Point Austin: A Halcyon Day
Clinton's ascension is a moment to celebrate possibilities
By Michael King, Fri., June 10, 2016
This campaign is about making sure there are no ceilings – no limits – on any of us. And this is our moment to come together.
– Hillary Clinton, June 7, 2016
On my handy soapbox, I'm taking this moment to congratulate Hillary Clinton on being the presumptive nominee of the Democratic Party for president, and also (inextricably) becoming the first woman nominee for a major U.S. party. I won't wander into the weeds about the primaries (open or closed) and the caucuses and the media and the conventions and the superdelegates and the voting machines and a whole host of ancillary matters to this great achievement. Within the awkward, baroque, and confounding processes of U.S. elections, Clinton has overcome great odds to do what no other woman has done before. It's a grand and historic day.
Beyond that news – confirmed by Tuesday's six-state primary voting, in which Clinton won the biggest prizes – it is but one more instance of one of the strangest election campaigns in my memory. It's a given that in our nearly petrified political system, the Democratic and Republican campaigns should be extremely polarized, and in nominating Donald Trump, the GOP may have finally gone over the edge in its determination to fanatically push the public conversation to the extreme right. Trump is saying out loud what other Republican officeholders and candidates have been dog-whistling for decades, at least since Newt Gingrich and Tom DeLay. The fact that he's both crass and incoherent about it only exaggerates the absurdity of the political moment.

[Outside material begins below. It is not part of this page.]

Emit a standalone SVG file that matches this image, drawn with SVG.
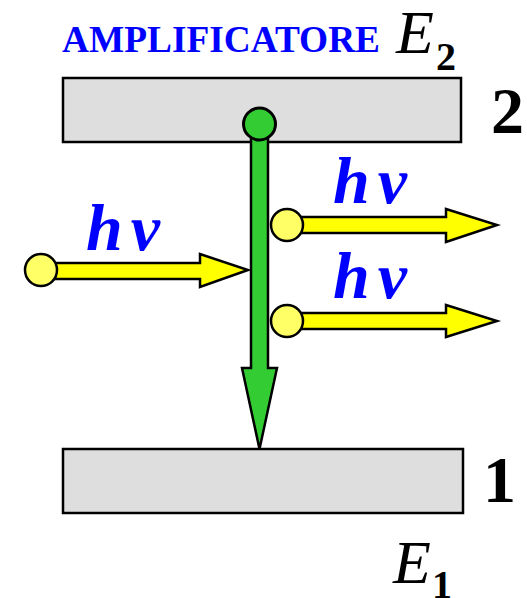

When a major party nominee accepts Alex Jones' Infowars as a legitimate news source – and persistently seeks Jones' support – our political system is certainly broken, and we need to work hard to mend it. Republicans can attempt to fix their own party – and purging the racism out of the "conservative" message, as difficult as that would actually be, would be a good place to begin. But the Democrats have plenty of work to do as well, not least because of the ideological and structural rifts reflected in this campaign.
Lessons from History
I'm certainly familiar with political absolutism, having been among the young crowds in August of 1968 along Chicago's Michigan Avenue, shouting "Dump the Hump!" (Hubert Humphrey, the eventual nominee) at the top of my lungs until the Chicago cops beat and arrested some of us and chased the rest away (I was much quicker on my feet in those days). Nothing we did that week would have tipped the balance in the subsequent election of Richard "Peace Candidate" Nixon, but in retrospect I've come to regret my single-minded self-righteousness (shared with millions of others) about the best political course for the nation.
Young Hillary Clinton may have learned a similar lesson in 1972, as she and her then-boyfriend Bill campaigned valiantly in Texas for George McGovern – who didn't just lose the election, but was humiliated nationwide by incumbent Nixon. (For the record, the 1972 campaign became the trigger for the eventual creation of "superdelegates," in hopes of avoiding similar debacles – although superdelegates have not, in fact, determined subsequent nominating outcomes.) There's a thin line between vigorously supporting a candidate and concluding that only that candidate can save the nation (or the world) from disaster.
A Victory in Common
Plenty of Bernie Sanders' supporters appear to have crossed that line, although Sanders himself conceded early on that "on her worst day, Hillary Clinton will be an infinitely better candidate and president than the Republican candidate on his best day" (and that was long before we learned it would be Trump). Sanders hasn't sounded that conciliatory of late (it's an embittering campaign process), but in her Tuesday speech, Clinton declared that "Sanders' campaign, and the vigorous debate that we've had about how to raise incomes, reduce inequality, increase upward mobility, have been very good for the Democratic Party and for America."
Partly because of GOP incompetence and egregious overreach, should the Democrats come together in a unified, progressive campaign, this fall's election has the chance to be transformational. Political dominoes could change down ballots even in reactionary redoubts like Texas, thereby altering the public consensus on inequality, institutional racism, reproductive rights and health care, climate change and environmentalism generally – the whole range of progressive issues. The Obama legacy is broad but fragile – too often defending contested ground, holding off reaction, rather than pushing forward. With a more liberal Congress, a rational Supreme Court, and at least a few more legislatures concerned about something other than fetal personhood and bathroom etiquette, we might actually, as Clinton put it, return to "working toward a better, fairer, stronger America."
In the meantime: It's important that we pause and celebrate a long-delayed and hard-won victory which, as she emphasized, "is not about one person. It belongs to generations of women and men who struggled and sacrificed and made this moment possible." A moment to come together.